We’d heard of a hydro-electric generating plant on the Kochelsee and sought it out. Freely open to the public and managed by E-On it was somewhere that appealed to both of us and a change from church architecture and embellishment.

There are two mountain lakes, the Walchensee lying 200 metres higher in the hills than the Kochelsee. Back in the 1880s Oskar von Miller conceived the idea of using the water power of the upper lake to turn turbines to generate electricity as they flowed under pressure through long tubes down the hillside forcing the water into the turbines before flowing on to enter the Kochelsee. Coal resources were few in Bavaria and Miller hoped to supply all the electricity needs of the area using hydroelectric power. The project was eventually funded by the German government and work began immediately after the end of WW1 in 1918. It was completed in 1924. At the time, with a capacity of 124,000 kilowatts, it was one of the world’s largest hydro-electric power stations and it is still one of the largest water-powered generators in Germany. The power station is of course carbon neutral making it a particularly valuable resource at a time when environmental protection is of such vital importance.

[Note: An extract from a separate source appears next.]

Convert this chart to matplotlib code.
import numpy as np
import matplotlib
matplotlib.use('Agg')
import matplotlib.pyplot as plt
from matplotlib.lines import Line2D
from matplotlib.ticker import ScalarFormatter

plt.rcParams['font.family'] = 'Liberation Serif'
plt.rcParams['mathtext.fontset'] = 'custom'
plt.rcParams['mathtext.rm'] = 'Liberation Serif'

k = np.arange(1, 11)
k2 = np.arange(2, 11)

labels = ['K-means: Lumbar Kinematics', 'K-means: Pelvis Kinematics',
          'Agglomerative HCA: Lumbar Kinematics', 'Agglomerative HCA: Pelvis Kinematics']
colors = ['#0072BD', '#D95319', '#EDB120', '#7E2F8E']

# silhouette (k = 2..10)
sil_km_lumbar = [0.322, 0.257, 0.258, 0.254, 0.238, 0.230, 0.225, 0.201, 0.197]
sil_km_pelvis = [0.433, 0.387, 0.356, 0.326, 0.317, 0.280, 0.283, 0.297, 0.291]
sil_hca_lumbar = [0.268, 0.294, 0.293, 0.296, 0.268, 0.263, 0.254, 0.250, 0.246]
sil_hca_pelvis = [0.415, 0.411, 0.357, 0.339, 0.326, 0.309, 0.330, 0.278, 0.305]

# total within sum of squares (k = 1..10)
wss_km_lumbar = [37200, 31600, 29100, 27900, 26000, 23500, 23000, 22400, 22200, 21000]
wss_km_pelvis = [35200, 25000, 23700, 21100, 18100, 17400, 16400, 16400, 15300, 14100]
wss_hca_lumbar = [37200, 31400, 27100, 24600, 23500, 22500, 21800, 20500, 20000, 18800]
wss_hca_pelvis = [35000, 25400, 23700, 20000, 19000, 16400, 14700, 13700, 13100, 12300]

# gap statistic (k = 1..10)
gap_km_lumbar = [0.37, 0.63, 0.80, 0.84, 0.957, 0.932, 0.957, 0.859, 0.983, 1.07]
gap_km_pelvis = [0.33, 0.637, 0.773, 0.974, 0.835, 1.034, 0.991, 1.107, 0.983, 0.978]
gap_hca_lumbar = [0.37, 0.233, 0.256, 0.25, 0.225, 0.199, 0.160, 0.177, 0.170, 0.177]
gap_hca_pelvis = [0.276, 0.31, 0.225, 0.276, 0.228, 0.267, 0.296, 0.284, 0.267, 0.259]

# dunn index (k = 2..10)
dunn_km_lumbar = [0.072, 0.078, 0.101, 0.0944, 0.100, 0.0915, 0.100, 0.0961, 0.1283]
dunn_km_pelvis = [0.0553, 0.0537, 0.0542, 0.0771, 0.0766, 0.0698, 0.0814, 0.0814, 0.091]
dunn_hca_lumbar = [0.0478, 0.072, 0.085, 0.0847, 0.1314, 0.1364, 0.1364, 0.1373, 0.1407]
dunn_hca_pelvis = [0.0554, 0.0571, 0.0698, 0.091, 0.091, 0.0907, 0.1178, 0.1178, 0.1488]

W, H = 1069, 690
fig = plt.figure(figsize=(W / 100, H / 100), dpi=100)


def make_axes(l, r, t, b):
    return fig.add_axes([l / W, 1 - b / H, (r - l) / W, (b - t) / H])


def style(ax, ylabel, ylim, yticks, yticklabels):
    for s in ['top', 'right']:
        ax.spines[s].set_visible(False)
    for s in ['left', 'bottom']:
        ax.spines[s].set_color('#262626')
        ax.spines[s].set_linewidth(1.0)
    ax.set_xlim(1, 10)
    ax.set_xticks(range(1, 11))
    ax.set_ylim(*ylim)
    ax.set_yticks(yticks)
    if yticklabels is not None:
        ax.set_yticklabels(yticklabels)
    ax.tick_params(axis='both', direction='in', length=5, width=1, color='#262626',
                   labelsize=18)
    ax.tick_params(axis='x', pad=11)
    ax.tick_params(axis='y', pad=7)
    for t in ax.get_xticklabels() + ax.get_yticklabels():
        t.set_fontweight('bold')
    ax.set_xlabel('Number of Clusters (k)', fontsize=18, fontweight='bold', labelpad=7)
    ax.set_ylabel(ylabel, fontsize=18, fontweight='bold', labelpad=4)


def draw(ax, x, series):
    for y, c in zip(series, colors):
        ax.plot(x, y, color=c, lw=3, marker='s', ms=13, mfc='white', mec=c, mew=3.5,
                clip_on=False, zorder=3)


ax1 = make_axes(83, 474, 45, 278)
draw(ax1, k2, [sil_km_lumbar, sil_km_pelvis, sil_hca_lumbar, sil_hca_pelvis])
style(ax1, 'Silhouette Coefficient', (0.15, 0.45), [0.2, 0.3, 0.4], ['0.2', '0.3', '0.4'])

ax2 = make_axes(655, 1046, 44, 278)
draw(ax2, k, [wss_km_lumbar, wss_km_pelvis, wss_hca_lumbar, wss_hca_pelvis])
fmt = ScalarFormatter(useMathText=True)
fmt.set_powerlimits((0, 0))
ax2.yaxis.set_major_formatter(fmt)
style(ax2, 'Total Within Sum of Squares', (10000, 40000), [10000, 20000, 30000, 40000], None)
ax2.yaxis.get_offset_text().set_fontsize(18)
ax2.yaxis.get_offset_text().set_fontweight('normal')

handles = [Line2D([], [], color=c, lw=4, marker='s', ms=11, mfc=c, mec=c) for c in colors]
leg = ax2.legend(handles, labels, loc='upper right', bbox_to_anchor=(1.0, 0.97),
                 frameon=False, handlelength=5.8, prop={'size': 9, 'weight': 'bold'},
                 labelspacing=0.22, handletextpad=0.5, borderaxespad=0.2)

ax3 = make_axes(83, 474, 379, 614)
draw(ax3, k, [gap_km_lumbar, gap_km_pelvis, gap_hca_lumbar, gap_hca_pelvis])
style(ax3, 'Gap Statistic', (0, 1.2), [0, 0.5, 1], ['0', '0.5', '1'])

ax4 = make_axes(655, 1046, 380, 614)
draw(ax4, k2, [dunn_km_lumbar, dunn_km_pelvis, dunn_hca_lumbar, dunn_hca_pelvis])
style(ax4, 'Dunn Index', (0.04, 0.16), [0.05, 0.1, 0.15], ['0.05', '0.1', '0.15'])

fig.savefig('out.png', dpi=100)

Walchensee Hydroelectric Works. Seen in the Deutches Museum, Munich
Water generated turbines, Walchensee Hydroelectric Works.

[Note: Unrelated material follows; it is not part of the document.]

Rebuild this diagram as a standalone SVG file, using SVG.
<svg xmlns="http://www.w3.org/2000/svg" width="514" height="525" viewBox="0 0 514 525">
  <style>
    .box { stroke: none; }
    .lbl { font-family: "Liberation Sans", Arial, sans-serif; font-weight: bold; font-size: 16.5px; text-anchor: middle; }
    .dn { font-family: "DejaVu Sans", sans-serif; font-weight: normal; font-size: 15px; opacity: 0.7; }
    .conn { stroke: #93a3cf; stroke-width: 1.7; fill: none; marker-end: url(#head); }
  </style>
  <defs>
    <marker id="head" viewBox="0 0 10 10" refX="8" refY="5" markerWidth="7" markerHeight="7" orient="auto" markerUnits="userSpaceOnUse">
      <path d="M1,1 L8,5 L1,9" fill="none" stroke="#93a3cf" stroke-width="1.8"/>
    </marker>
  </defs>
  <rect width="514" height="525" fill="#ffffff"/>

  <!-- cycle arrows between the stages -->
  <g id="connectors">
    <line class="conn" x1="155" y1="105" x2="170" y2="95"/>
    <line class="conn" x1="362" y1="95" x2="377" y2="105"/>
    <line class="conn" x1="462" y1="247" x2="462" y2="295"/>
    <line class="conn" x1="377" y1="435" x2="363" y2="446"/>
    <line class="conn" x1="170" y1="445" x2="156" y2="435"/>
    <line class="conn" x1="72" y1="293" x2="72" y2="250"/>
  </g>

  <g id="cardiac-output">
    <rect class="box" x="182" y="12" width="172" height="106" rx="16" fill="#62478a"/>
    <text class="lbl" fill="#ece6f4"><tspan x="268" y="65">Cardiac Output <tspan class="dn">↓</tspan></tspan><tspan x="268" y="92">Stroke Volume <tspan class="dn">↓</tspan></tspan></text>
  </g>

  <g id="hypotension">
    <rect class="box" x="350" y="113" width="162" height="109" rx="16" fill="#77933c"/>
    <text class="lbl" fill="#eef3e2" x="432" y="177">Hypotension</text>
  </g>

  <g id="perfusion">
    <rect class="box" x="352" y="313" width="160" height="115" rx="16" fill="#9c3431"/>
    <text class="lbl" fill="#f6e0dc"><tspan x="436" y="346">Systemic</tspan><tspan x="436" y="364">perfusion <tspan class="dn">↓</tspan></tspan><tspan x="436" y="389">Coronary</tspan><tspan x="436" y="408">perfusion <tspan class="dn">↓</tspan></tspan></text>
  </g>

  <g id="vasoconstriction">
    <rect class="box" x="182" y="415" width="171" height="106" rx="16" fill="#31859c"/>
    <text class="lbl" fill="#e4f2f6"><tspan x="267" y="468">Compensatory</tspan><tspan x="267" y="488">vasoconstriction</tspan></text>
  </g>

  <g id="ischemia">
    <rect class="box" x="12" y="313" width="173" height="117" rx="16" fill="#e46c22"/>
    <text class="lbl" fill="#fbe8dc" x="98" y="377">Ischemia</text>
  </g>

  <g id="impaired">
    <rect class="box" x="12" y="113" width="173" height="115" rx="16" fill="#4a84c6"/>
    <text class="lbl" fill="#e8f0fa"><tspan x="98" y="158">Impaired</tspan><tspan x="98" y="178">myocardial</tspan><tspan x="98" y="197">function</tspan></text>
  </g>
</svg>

Turbines, Walchensee Hydroelectric Works.
Surge tank and power pipes, Walchensee Hydroelectric Works.
Power pipes feed to the engine room, Walchensee Hydroelectric Works.
Switching station, Walchensee Hydroelectric Works.

We decided not to drive higher into the mountains to investigate the Walchensee. We’d need to drive back down again and we’d already got a pretty clear idea of how it worked from below. Besides, we needed to find somewhere to camp for tonight. So we turned Modestine towards Munich, where we hope to arrive tomorrow, and kept our fingers crossed we’d find a campsite somewhere along the way – which of course we have.